For those of you who like quirk, at the Shinzan Shinto shrine in Oga, people spit into Kleenexes and shape them into a little wad. They throw the wad at the guardian figures in front of the shrine, aiming for the part of their bodies that needs healing. And for connection to the healing power of nature, visitors walk to the 1100-year-old tree. If you stand still and put your hand on the tree, it seems to be alive and breathing. The shrine is connected to Namahage, so of course, we wanted to know what that was. 

Also in Oga, at the only museum in Japan, and probably in the world, that is dedicated to the Namahage, we were introduced to a brilliant display of masks and costumes worn by the ogre-like mountain deities. They are bogeymen who visit houses to scare children who don’t obey their parents, and parents who are lazy, if such a thing exists in workaholic Japan. And then we experienced a visitation by two scary Namahage; luckily they didn’t know that I once took two hours off from work. 

Paul Ross, with permission
Source: Paul Ross, with permission

In Nigaata, one factoid may be of interest to you sake lovers. There are 1400 sake breweries in Japan and 98 of them are in Niigata. ’Nuff said. 

One of the most magical experiences of the trip was an overnight at Jonji temple with monks from the Soto sect of Buddhism. Usually, Japanese fishermen who want to pray for plentiful fish and safety at sea stay at the temple. We were the first foreign visitors. We ate vegetarian fare and learned to clean our dishes with … pickles.
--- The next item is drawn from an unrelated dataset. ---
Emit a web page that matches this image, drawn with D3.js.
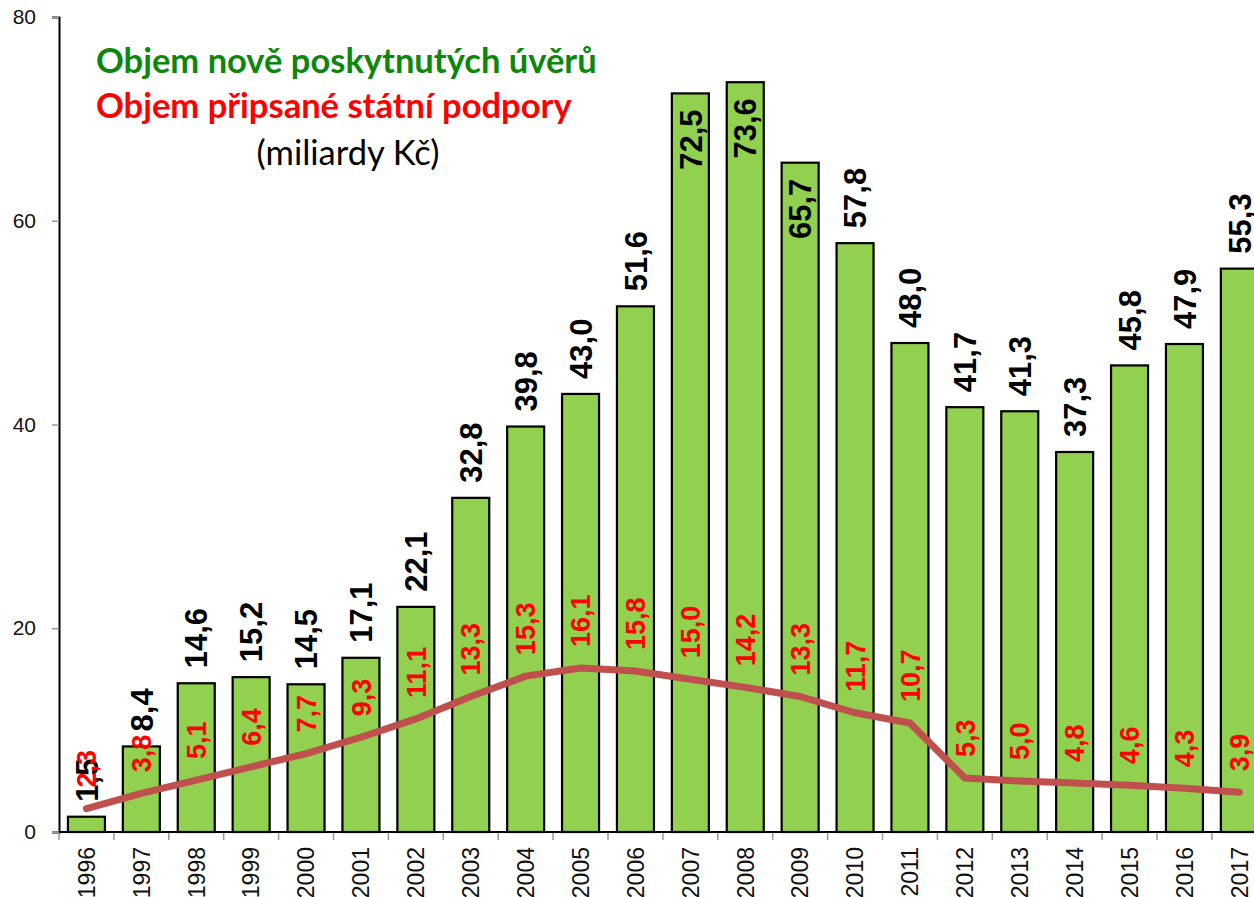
<!DOCTYPE html>
<html>
<head>
<meta charset="utf-8">
<script src="https://cdn.jsdelivr.net/npm/d3@7"></script>
<style>
  body { margin: 0; background: #fff; }
  svg { display: block; }
</style>
</head>
<body>
<svg id="chart" width="1254" height="897"></svg>
<script>
const years = ["1996", "1997", "1998", "1999", "2000", "2001", "2002", "2003", "2004", "2005", "2006",
    "2007", "2008", "2009", "2010", "2011", "2012", "2013", "2014", "2015", "2016", "2017"];
const loans = [1.5, 8.4, 14.6, 15.2, 14.5, 17.1, 22.1, 32.8, 39.8, 43.0, 51.6,
    72.5, 73.6, 65.7, 57.8, 48.0, 41.7, 41.3, 37.3, 45.8, 47.9, 55.3];
const support = [2.3, 3.8, 5.1, 6.4, 7.7, 9.3, 11.1, 13.3, 15.3, 16.1, 15.8,
    15.0, 14.2, 13.3, 11.7, 10.7, 5.3, 5.0, 4.8, 4.6, 4.3, 3.9];
const yTicks = [0, 20, 40, 60, 80];

const svg = d3.select('#chart');
const plotLeft = 59;
const step = 54.9;
const plotBottom = 832;
const plotTop = 17;

const x = d3.scaleBand()
    .domain(years)
    .range([plotLeft, plotLeft + years.length * step])
    .paddingInner(0.326)
    .paddingOuter(0.163);

const y = d3.scaleLinear()
    .domain([0, 80])
    .range([plotBottom, plotTop]);

const fmt = function(v) {
    return v.toFixed(1).replace('.', ',');
}

// bars
svg.append("g")
    .selectAll("rect")
    .data(loans)
    .join("rect")
    .attr("x", (d, i) => x(years[i]))
    .attr("y", d => y(d))
    .attr("width", x.bandwidth())
    .attr("height", d => y(0) - y(d))
    .attr("fill", "#92d050")
    .attr("stroke", "#000")
    .attr("stroke-width", 2.2);

// y axis
const yAxis = svg.append("g")
    .attr("transform", `translate(${plotLeft},0)`)
    .call(d3.axisLeft(y).tickValues(yTicks).tickSize(7).tickPadding(16));
yAxis.select(".domain").attr("stroke", "#000").attr("stroke-width", 2);
yAxis.selectAll(".tick line").attr("stroke", "#999").attr("stroke-width", 1.5);
yAxis.selectAll(".tick text")
    .attr("font-family", "Liberation Sans, Arial, sans-serif")
    .attr("font-size", 21)
    .attr("fill", "#111");

// x axis line and category ticks
svg.append("line")
    .attr("x1", plotLeft)
    .attr("x2", 1254)
    .attr("y1", plotBottom)
    .attr("y2", plotBottom)
    .attr("stroke", "#000")
    .attr("stroke-width", 2);

svg.append("g")
    .selectAll("line")
    .data(years)
    .join("line")
    .attr("x1", d => x(d) - x.step() * x.paddingOuter())
    .attr("x2", d => x(d) - x.step() * x.paddingOuter())
    .attr("y1", plotBottom + 1)
    .attr("y2", plotBottom + 8)
    .attr("stroke", "#999")
    .attr("stroke-width", 1.5);

svg.append("g")
    .selectAll("text")
    .data(years)
    .join("text")
    .attr("transform", d => `translate(${x(d) + x.bandwidth() / 2},${plotBottom + 15}) rotate(-90)`)
    .attr("dy", "0.36em")
    .attr("text-anchor", "end")
    .attr("font-family", "Liberation Sans, Arial, sans-serif")
    .attr("font-size", 23)
    .attr("fill", "#111")
    .text(d => d);

// support line
const line = d3.line()
    .x((d, i) => x(years[i]) + x.bandwidth() / 2)
    .y(d => y(d));

svg.append("path")
    .datum(support)
    .attr("d", line)
    .attr("fill", "none")
    .attr("stroke", "#c0504d")
    .attr("stroke-width", 7)
    .attr("stroke-linecap", "round")
    .attr("stroke-linejoin", "round");

// loan labels (inside end for the tallest bars)
svg.append("g")
    .selectAll("text")
    .data(loans)
    .join("text")
    .attr("transform", function(d, i) {
        const cx = x(years[i]) + x.bandwidth() / 2;
        const ty = d > 60 ? y(d) + 16 : y(d) - 15;
        return `translate(${cx},${ty}) rotate(-90)`;
    })
    .attr("dy", "0.36em")
    .attr("text-anchor", d => d > 60 ? "end" : "start")
    .attr("font-family", "Liberation Sans, Arial, sans-serif")
    .attr("font-weight", "bold")
    .attr("font-size", 31)
    .attr("fill", "#000")
    .text(d => fmt(d));

// support labels
svg.append("g")
    .selectAll("text")
    .data(support)
    .join("text")
    .attr("transform", (d, i) => `translate(${x(years[i]) + x.bandwidth() / 2},${y(d) - 21}) rotate(-90)`)
    .attr("dy", "0.36em")
    .attr("text-anchor", "start")
    .attr("font-family", "Liberation Sans, Arial, sans-serif")
    .attr("font-weight", "bold")
    .attr("font-size", 27)
    .attr("fill", "#ff0000")
    .text(d => fmt(d));

// title block
const titleFont = "Lato, Open Sans, sans-serif";
svg.append("text")
    .attr("x", 96)
    .attr("y", 73)
    .attr("font-family", titleFont)
    .attr("font-weight", "bold")
    .attr("font-size", 34.5)
    .attr("fill", "#0b870b")
    .text("Objem nově poskytnutých úvěrů");
svg.append("text")
    .attr("x", 96)
    .attr("y", 118)
    .attr("font-family", titleFont)
    .attr("font-weight", "bold")
    .attr("font-size", 34.5)
    .attr("fill", "#ff0000")
    .text("Objem připsané státní podpory");
svg.append("text")
    .attr("x", 348)
    .attr("y", 165)
    .attr("text-anchor", "middle")
    .attr("font-family", titleFont)
    .attr("font-size", 34.5)
    .attr("fill", "#000")
    .text("(miliardy Kč)");
</script>
</body>
</html>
They are great at dislodging residue that is left on the bowls. At 5 the next morning, we attended a prayer service where they prayed for us, intoning our names. The ceremony involved gorgeous ritual and room-rattling taiko drums.

There were optional parts of the trip, and, except for one other woman, I was the only journalist who opted to do a blacksmithing workshop. You can never again say I don’t know how to make an iron nail. It was personal, fiery, and I love doing things I have never done before. I nailed it, so to speak, and would highly recommend you do the same. 

8) Yamagata Prefecture and Little Tree

Two years ago, Paul and I were privileged to spend several days in isolation with a Yamabushi master. The Yamabushi, mountain monks, were so powerful they were said to be able to control the weather. For 1500 years, the practices remained secret, and Master Hoshino, the man we studied with, decided the world is such a mess it’s time to make the practice available to others.

First, it was offered to Japanese, and then, since a monk I call Little Tree (his real name is Tak) could speak English, it was offered to westerners. Paul and I were the first two journalists/photographers to have the training and initiation. It is an ascetic practice, which means it can be physically very demanding. You go through a symbolic death and are reborn. But you have to trust me on this: if we did it, you can too. The experience with Master Hoshino is transformative, and you will remember it for the rest of your life (https://www.yamabushido.jp).

Dear friends and colleagues and future friends, I wish for you a trip to Japan this year or any other year of your choosing. The kindness, politeness, helpfulness, and grace of the people will move you to gratitude or even to tears. It is a trip that is good for the soul.